What is this System of Right that consistently shows up in Foucault's work?


In his January 7, 1976 lecture, Foucault says:

The system of right, the domain of law, are permanent agents of these relations of domination... Right should be viewed not in terms of a legitimacy to be established, but in terms of the methods of subjugation that it instigates.

So could we assume that he means the judicial and penal system? Law that include everything from jay walking to embezzlement to murder and prostitution?

What throws me off is that later in the same lecture, he says this:

"...the theory of sovereignty, and the organization of a legal code centered upon it, have allowed a system of right to be superimposed upon the mechanisms of discipline in such a ways to conceal its actual procedures...."

I would assume that if the system of right is the judicial and penal system, then those are the mechanisms of discipline. So now I'm wondering what these mechanisms of discipline are and what specifically is this System of Right?

Danny Rodriguez

Posted 2016-07-28T02:51:00.350

Reputation: 304

It seems to me that it is January 14, 1976 Lecture. – Mauro ALLEGRANZA – 2016-07-28T09:23:53.700

1See some line above the quote: "when I say right, I am not thinking just of the law, but of all the apparatuses, institutions and rules that apply it." – Mauro ALLEGRANZA – 2016-07-28T09:26:24.763

Basically, I think that what he means is that the system of right is not formed of only the "theoretical" part: the laws, but also of a "practical" part, made of institutions, procedures and "mechanism" apt to implement sovereignity. – Mauro ALLEGRANZA – 2016-07-28T09:29:13.747

4Are you familiar with the French text? That would help since the French "droit" has a very similar range of meanings to English "right", but not exactly the same. In particular "systeme de droit" is the plain, usual way to say "legal system." – Colin McLarty – 2016-07-28T13:28:56.513

I've come across the term 'positive law' which describes those customs that are law-like but are not formally legal; I don't recall where. It might help to look at Hegels Philosophy of Right. – Mozibur Ullah – 2016-07-29T00:01:42.027

2@MoziburUllah Usually, positive law means laws which have been specifically posited by an authority (not natural, customary, or implicit). Some authors also take it to exclude laws of God. – Colin McLarty – 2016-07-29T00:25:29.143

@mclarty: ok, that makes sense; is there a specific term that covers laws that are 'natural, customary or implicit'? – Mozibur Ullah – 2016-07-29T00:29:38.093



I don't think that the following extract from Whiteheads Science & The Modern World constitutes an answer, but it might help; he quotes Lecky, History of European Morals

The Roman legislation was in a twofold manner the child of philosophy. It was in the first place formed upon the philosophical model, for instead of being a mere empirical system adjusted to the existing requirements of society, it laid down abstract principles of right to which it endeavoured to conform, and in the next place these principles were directly borrowed from Stoicism.

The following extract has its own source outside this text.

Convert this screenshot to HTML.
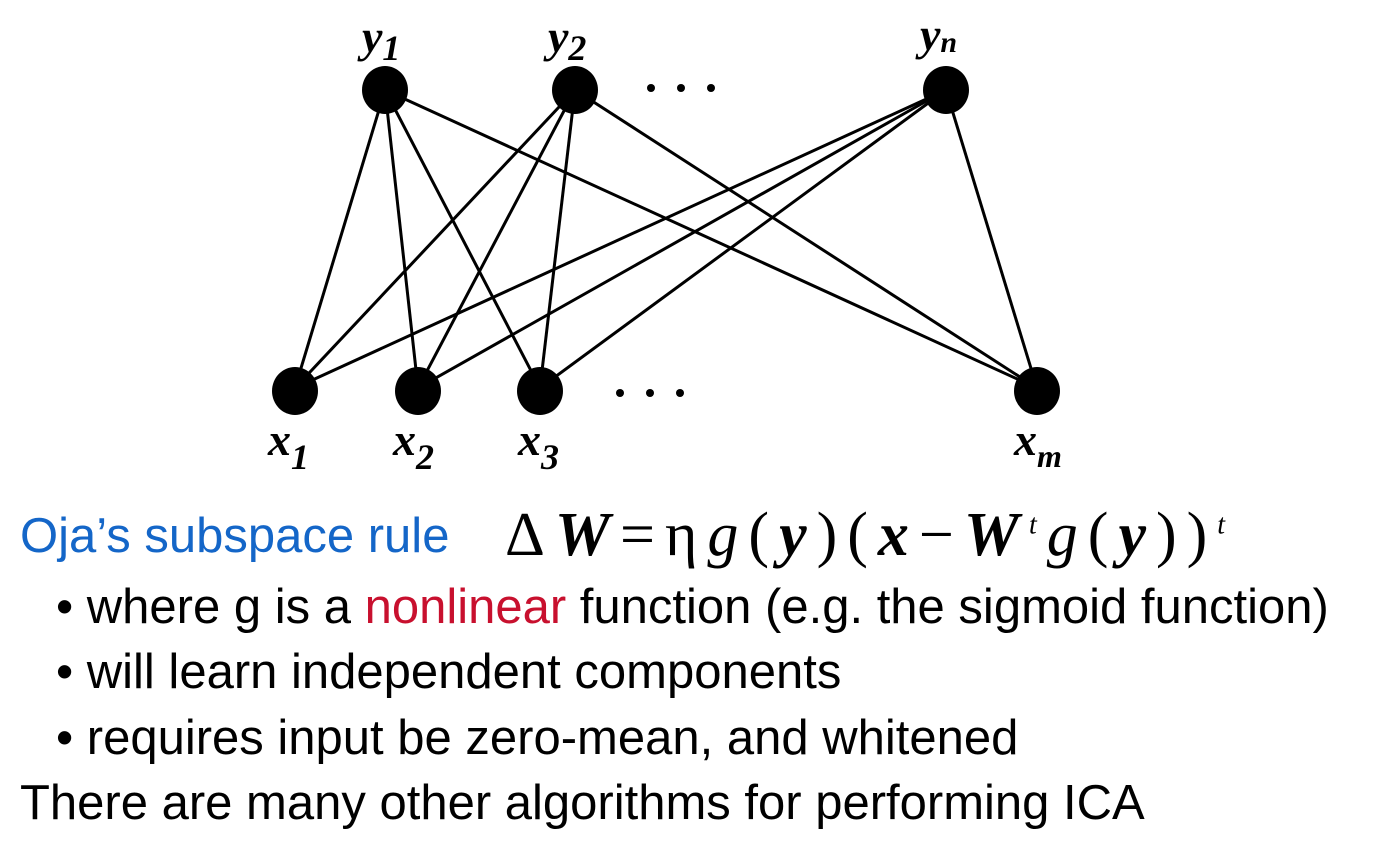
<!DOCTYPE html>
<html><head><meta charset="utf-8"><style>
body{margin:0;width:1378px;height:856px;background:#fff;position:relative;overflow:hidden;font-family:"Liberation Sans",sans-serif}
.t{position:absolute;white-space:nowrap;font-size:49px;color:#000;line-height:1}
.f{position:absolute;white-space:nowrap;font-family:"Liberation Serif",serif;font-size:62px;line-height:1;letter-spacing:10px}
</style></head><body>
<svg width="1378" height="490" style="position:absolute;left:0;top:0" font-family="Liberation Serif,serif" font-weight="bold" font-style="italic">
<g stroke="#000" stroke-width="3">
<line x1="385" y1="90" x2="295" y2="388"/><line x1="385" y1="90" x2="418" y2="388"/><line x1="385" y1="90" x2="540" y2="388"/><line x1="385" y1="90" x2="1037" y2="388"/>
<line x1="575" y1="90" x2="295" y2="388"/><line x1="575" y1="90" x2="418" y2="388"/><line x1="575" y1="90" x2="540" y2="388"/><line x1="575" y1="90" x2="1037" y2="388"/>
<line x1="946" y1="90" x2="295" y2="388"/><line x1="946" y1="90" x2="418" y2="388"/><line x1="946" y1="90" x2="540" y2="388"/><line x1="946" y1="90" x2="1037" y2="388"/>
</g>
<g fill="#000">
<ellipse cx="385" cy="90" rx="23" ry="24"/><ellipse cx="575" cy="90" rx="23" ry="24"/><ellipse cx="946" cy="90" rx="23" ry="24"/>
<ellipse cx="295" cy="391" rx="23" ry="24"/><ellipse cx="418" cy="391" rx="23" ry="24"/><ellipse cx="540" cy="391" rx="23" ry="24"/><ellipse cx="1037" cy="391" rx="23" ry="24"/>
<circle cx="651" cy="88" r="4"/><circle cx="681" cy="88" r="4"/><circle cx="711" cy="88" r="4"/>
<circle cx="620" cy="393" r="4"/><circle cx="650" cy="393" r="4"/><circle cx="680" cy="393" r="4"/>
<text x="362" y="52" font-size="46">y<tspan font-size="36" dy="8">1</tspan></text>
<text x="548" y="52" font-size="46">y<tspan font-size="36" dy="8">2</tspan></text>
<text x="920" y="50" font-size="46">y<tspan font-size="30" dy="2">n</tspan></text>
<text x="268" y="455" font-size="46">x<tspan font-size="36" dy="14">1</tspan></text>
<text x="393" y="455" font-size="46">x<tspan font-size="36" dy="14">2</tspan></text>
<text x="518" y="455" font-size="46">x<tspan font-size="36" dy="14">3</tspan></text>
<text x="1014" y="455" font-size="46">x<tspan font-size="32" dy="12">m</tspan></text>
</g>
</svg>
<div class="t" style="left:20px;top:512px;color:#1466c8">Oja’s subspace rule</div>
<div class="f" style="left:505px;top:504px"><span style="font-style:normal">Δ</span><b><i>W</i></b><span style="font-style:normal">=η</span><i>g</i><span style="font-style:normal">(</span><b><i>y</i></b><span style="font-style:normal">)(</span><b><i>x</i></b><span style="font-style:normal">−</span><b><i>W</i></b><sup style="font-size:28px"><i>t</i></sup><i>g</i><span style="font-style:normal">(</span><b><i>y</i></b><span style="font-style:normal">))</span><sup style="font-size:28px"><i>t</i></sup></div>
<div class="t" style="left:56px;top:583px">• where g is a <span style="color:#c8102e">nonlinear</span> function (e.g. the sigmoid function)</div>
<div class="t" style="left:56px;top:648px">• will learn independent components</div>
<div class="t" style="left:56px;top:714px">• requires input be zero-mean, and whitened</div>
<div class="t" style="left:20px;top:779px">There are many other algorithms for performing ICA</div>
</body></html>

This suggests to me, at least that a system of Right are principles of Right; that is they have been formed with a specific philosophical end in sight; a modern example, would be freedom of speech whose motivating philosophical principle, amongst others, would be freedom.

I take this is what Foucault is possibly describing as a 'legitimacy to be established'; but his perspective is not legitimacy - even when it is legitimate - but 'subjugation'.